Since we have already demonstrated the effect of the electrochemical kinetics on the specific capacitance, we considered the presence of two storage mechanisms, the capacitive mechanism, and the faradic-controlled mechanism. The capacitive mechanism is known for its fast kinetics at the electrode–electrolyte interface, even at high-current densities. On the other hand, the faradic-controlled mechanism is much slower, originating from the functional groups’ redox reactions. From cyclic voltammetry at different scan rates and using Dunn’s method, we can quantify the contribution of both mechanisms at different kinetic properties [35]. The capacitive contribution was calculated by Dunn’s method. At a fixed voltage, the capacitive current and the diffusion-controlled current can be described by Equations (4) and (5).

$$i_{cap}\left(v\right)=k_{1}v$$

(4)

$$i_{far}\left(v\right)=k_2{v}^{\frac{1}{2}}$$

(5)

The current measured by cyclic voltammetry is:

$$i_{CV}\left(v\right)=k_{1}v+k_2{v}^{\frac{1}{2}}$$

(6)

After we divide Equation (5) by $v^{\frac{1}{2}}$, we get

$$\frac{i_{CV}\left(v\right)}{v^{\frac{1}{2}}}=k_1{v}^{\frac{1}{2}}+k_2$$

(7)

By collecting i_cv(v) from cv plots at different scan rates and plotting $\frac{i_{CV}\left(v\right)}{v^{\frac{1}{2}}} vs v^{\frac{1}{2}}$, we obtained a linear equation where k₁ represents the slope and k₂ represents the intercept. Then, we could calculate the capacitive current and diffusion-controlled current.

In our calculation, we input 1000 points selected from each CV curves (−0.9 V to 0) at scan rates of 1, 5, 10, 15, 20, and 30 mV·s⁻¹ for each electrode.

Faradic-controlled contribution for GO-KS6 (Figure 5) is remarkably higher than GO-SFG6; it starts at 22% for a scan rate of 30 mV·s⁻¹ and increases to 63% at 1 mV·s⁻¹. Considering how slow this mechanism is, it cannot deliver as much capacitance as it can in high-current densities. This explains the capacitance decay at highly specific currents. On the other hand, GO-SFG6 holds a larger capacitive contribution even at low scan rates (63% at 1 mV·s⁻¹). This means that this material can work at highly specific currents because most of its capacitance is associated with a fast kinetic mechanism.

The electrochemical capacitance values obtained with the GOs prepared in our work are presented in

Table 3. The performance comparison of GOs-based-derived electrodes under a three-electrode system in aqueous electrolytes.
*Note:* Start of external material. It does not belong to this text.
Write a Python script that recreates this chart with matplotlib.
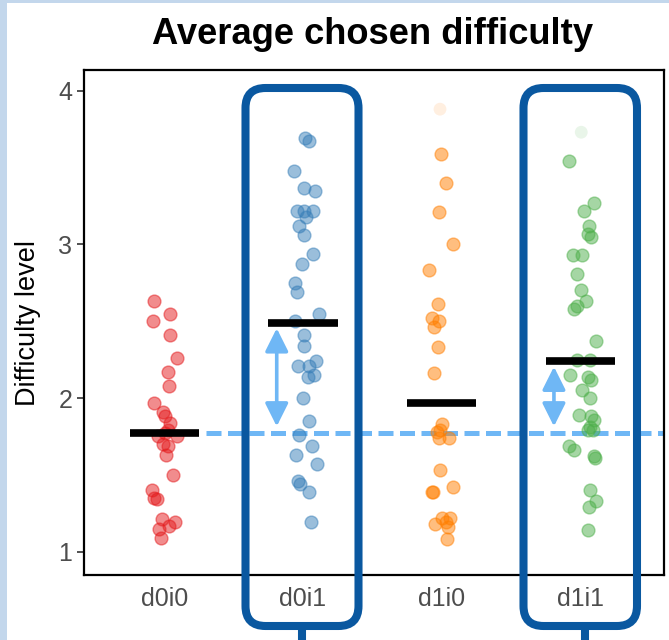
import numpy as np
import matplotlib
matplotlib.use("Agg")
import matplotlib.pyplot as plt
from matplotlib.patches import FancyBboxPatch, Rectangle

plt.rcParams['font.family'] = ['Liberation Sans', 'DejaVu Sans']

# categories and colours (Set1 style)
categories = ['d0i0', 'd0i1', 'd1i0', 'd1i1']
colors = ['#e41a1c', '#377eb8', '#ff7f00', '#4daf4a']

# per-participant average difficulty
d0i0_vals = [2.63, 2.55, 2.50, 2.41, 2.26, 2.17, 2.08, 1.97, 1.91, 1.88, 1.84, 1.79, 1.75, 1.75,
             1.77, 1.70, 1.69, 1.63, 1.50, 1.40, 1.35, 1.34, 1.21, 1.19, 1.17, 1.15, 1.09]
d0i0_jit = [-0.074, 0.038, -0.081, 0.038, 0.090, 0.025, 0.032, -0.074, -0.009, 0.006, 0.042, 0.027, -0.045, 0.088,
            0.004, -0.009, 0.027, 0.011, 0.063, -0.092, -0.074, -0.052, -0.018, 0.078, 0.032, -0.038, -0.027]

d0i1_vals = [3.69, 3.67, 3.48, 3.37, 3.35, 3.22, 3.22, 3.22, 3.18, 3.12, 3.06, 2.94, 2.87, 2.75, 2.69, 2.55, 2.50,
             2.41, 2.34, 2.21, 2.24, 2.21, 2.14, 2.15, 2.00, 1.85, 1.76, 1.69, 1.63, 1.57, 1.46, 1.44, 1.39, 1.19]
d0i1_jit = [0.014, 0.041, -0.067, 0.009, 0.087, -0.043, 0.009, 0.072, 0.019, -0.031, 0.005, 0.070, -0.007, -0.056,
            -0.043, 0.113, -0.058, 0.009, 0.005, -0.036, 0.094, 0.045, 0.034, 0.077, 0.0, 0.045, -0.029, 0.063,
            -0.051, 0.103, -0.038, -0.019, 0.045, 0.058]

d1i0_vals = [3.59, 3.40, 3.21, 3.00, 2.83, 2.61, 2.52, 2.50, 2.46, 2.33, 2.16, 1.83, 1.79, 1.78, 1.74, 1.74,
             1.53, 1.39, 1.39, 1.42, 1.18, 1.22, 1.22, 1.19, 1.16, 1.08]
d1i0_jit = [-0.002, 0.034, -0.017, 0.084, -0.089, -0.027, -0.070, -0.022, -0.056, -0.027, -0.058, 0.002, -0.014,
            -0.031, 0.056, -0.019, -0.014, -0.065, -0.070, 0.082, -0.045, 0.005, 0.058, 0.029, 0.048, 0.036]

d1i1_vals = [3.54, 3.27, 3.22, 3.12, 3.07, 3.05, 2.93, 2.93, 2.81, 2.70, 2.63, 2.60, 2.58, 2.37, 2.25, 2.25,
             2.15, 2.14, 2.12, 2.05, 2.00, 1.89, 1.88, 1.86, 1.81, 1.79, 1.79, 1.69, 1.66, 1.62, 1.61, 1.40,
             1.33, 1.29, 1.14]
d1i1_jit = [-0.084, 0.101, 0.027, 0.065, 0.058, 0.077, -0.055, 0.010, -0.026, 0.007, 0.043, -0.022, -0.043,
            0.111, -0.026, 0.068, -0.074, 0.058, 0.077, 0.012, 0.068, -0.012, 0.075, 0.101, 0.070, 0.053, 0.089,
            -0.079, -0.048, 0.099, 0.106, 0.070, 0.113, 0.063, 0.056]

# excluded (faded) points
outlier_cat = [3, 4]
outlier_vals = [3.88, 3.73]
outlier_jit = [-0.012, 0.007]

group_means = [1.77, 2.49, 1.97, 2.24]
baseline = group_means[0]
highlight = [2, 4]            # categories boxed, with arrows
arrow_offset = -0.19

all_vals = [d0i0_vals, d0i1_vals, d1i0_vals, d1i1_vals]
all_jit = [d0i0_jit, d0i1_jit, d1i0_jit, d1i1_jit]

W, H = 669, 640
fig = plt.figure(figsize=(W / 100, H / 100), dpi=100)
ax = fig.add_axes([83.5 / W, 1 - 575 / H, (664 - 83.5) / W, (575 - 70) / H])

for i, (vals, jit) in enumerate(zip(all_vals, all_jit)):
    xs = i + 1 + np.array(jit)
    ax.scatter(xs, vals, s=85, color=colors[i], alpha=0.5, edgecolors=colors[i], linewidths=1, zorder=3)

for c, v, j in zip(outlier_cat, outlier_vals, outlier_jit):
    ax.scatter([c + j], [v], s=85, color=colors[c - 1], alpha=0.12, edgecolors='none', zorder=3)

# dashed reference line at the d0i0 mean
ax.plot([1.30, 4.6], [baseline, baseline], color='#6fb7f5', lw=3.6, dashes=(3, 1.3), zorder=2)

# group means
for i, m in enumerate(group_means):
    ax.plot([i + 1 - 0.25, i + 1 + 0.25], [m, m], color='black', lw=5.5, solid_capstyle='butt', zorder=4)

for c in highlight:
    x = c + arrow_offset
    ax.annotate('', xy=(x, group_means[c - 1]), xytext=(x, baseline),
                arrowprops=dict(arrowstyle='<|-|>,head_length=0.7,head_width=0.35', color='#6fb7f5',
                                lw=2.6, shrinkA=5, shrinkB=4, mutation_scale=20), zorder=4)

ax.set_xlim(0.416, 4.604)
ax.set_ylim(0.848, 4.135)
ax.set_xticks(range(1, 5))
ax.set_xticklabels(categories)
ax.set_yticks([1, 2, 3, 4])
ax.tick_params(axis='x', length=0, pad=9, labelsize=18, labelcolor='#4d4d4d')
ax.tick_params(axis='y', length=5, width=1.2, color='#333333', pad=3, labelsize=18, labelcolor='#4d4d4d')
for sp in ax.spines.values():
    sp.set_linewidth(1.6)
    sp.set_color('black')
ax.set_ylabel('Difficulty level', fontsize=19.5)
ax.yaxis.set_label_coords(-0.073, 0.5)

fig.text(373 / W, 1 - 34 / H, 'Average chosen difficulty', fontsize=26.2, fontweight='bold',
         ha='center', va='center')

# rounded highlight boxes, drawn in pixel-ish inch coordinates
def px(x, y):
    return x / 100, (H - y) / 100

box_color = '#0a58a0'
for x0, x1, xstem in [(245.5, 358.5, 302), (523.5, 637, 585)]:
    bx, by = px(x0, 626)
    patch = FancyBboxPatch((bx, by), (x1 - x0) / 100, (626 - 88) / 100,
                           boxstyle='round,pad=0,rounding_size=0.2', transform=fig.dpi_scale_trans,
                           fill=False, edgecolor=box_color, lw=5.8, zorder=10, clip_on=False)
    fig.add_artist(patch)
    sx, sy0 = px(xstem, 629)
    _, sy1 = px(xstem, 645)
    fig.add_artist(plt.Line2D([sx, sx], [sy0, sy1], transform=fig.dpi_scale_trans,
                              color=box_color, lw=5.8, solid_capstyle='butt'))

# screenshot edge strips
fig.add_artist(Rectangle((0, 0), 7 / W, 1, transform=fig.transFigure, color='#c3d7ec', lw=0, zorder=0))
fig.add_artist(Rectangle((0, 1 - 3 / H), 1, 3 / H, transform=fig.transFigure, color='#c3d7ec', lw=0, zorder=0))

fig.savefig('out.png', dpi=100)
Material	Electrolyte	Capacitance	References
Holey graphene	6 M KOH	190 F·g−1 at 1 A·g−1	[36]
Reduced GO	2 M KOH	212 F·g−1 at 1 A·g−1	[37]
Reduced GO	1 M Na2SO4	114 F·g−1 at 3 A·g−1	[38]
GO nanosheets	1 M Na2SO4	98.8 F/g at 0.5 mA/cm2	[39]
Reduced GO aerogel	1 M Na2SO4	123 F·g−1 at 5 mV/s	[40]
Graphene Hydrogel	1 M KOH	160 F·g−1 at 1 A·g−1	[41]
GO	6 M KOH	123 F·g−1 at 5 A·g−1	[11]
GO-KS6	0.5 M K2SO4	143 F·g−1 at 1 A·g−1	This work
GO-SFG6	0.5 M K2SO4	162 F·g−1 at 1 A·g−1	This work

for the sake of comparison with the most relevant values reported in the literature for several GOs prepared by the different methods, including some reduced graphene oxide.

4. Conclusions

In summary, graphene oxides derived from two graphites were synthesized and tested as a supercapacitor electrode. The observed difference in the structural and textural properties of the graphites has enabled us to obtain two graphene oxides. So far, the experimental investigations indicated that the graphene oxide obtained from the graphite with a large crystallite size was found to present high surface energy, mainly due to its high proportion of oxygen function groups and basal plane defects, whereas the graphene oxide with the small-crystallite-sized graphite contained predominantly edge plane defects, indicating their different chemical behavior. Further, the GO-SFG6 with a high surface energy electrode provided a superior specific capacitance of 162 F·g⁻¹ at 1 A·g⁻¹.These results provide direct evidence of the active role played by the structural characteristics of the parent graphite, resulting in graphene oxides with promising potential for supercapacitor applications.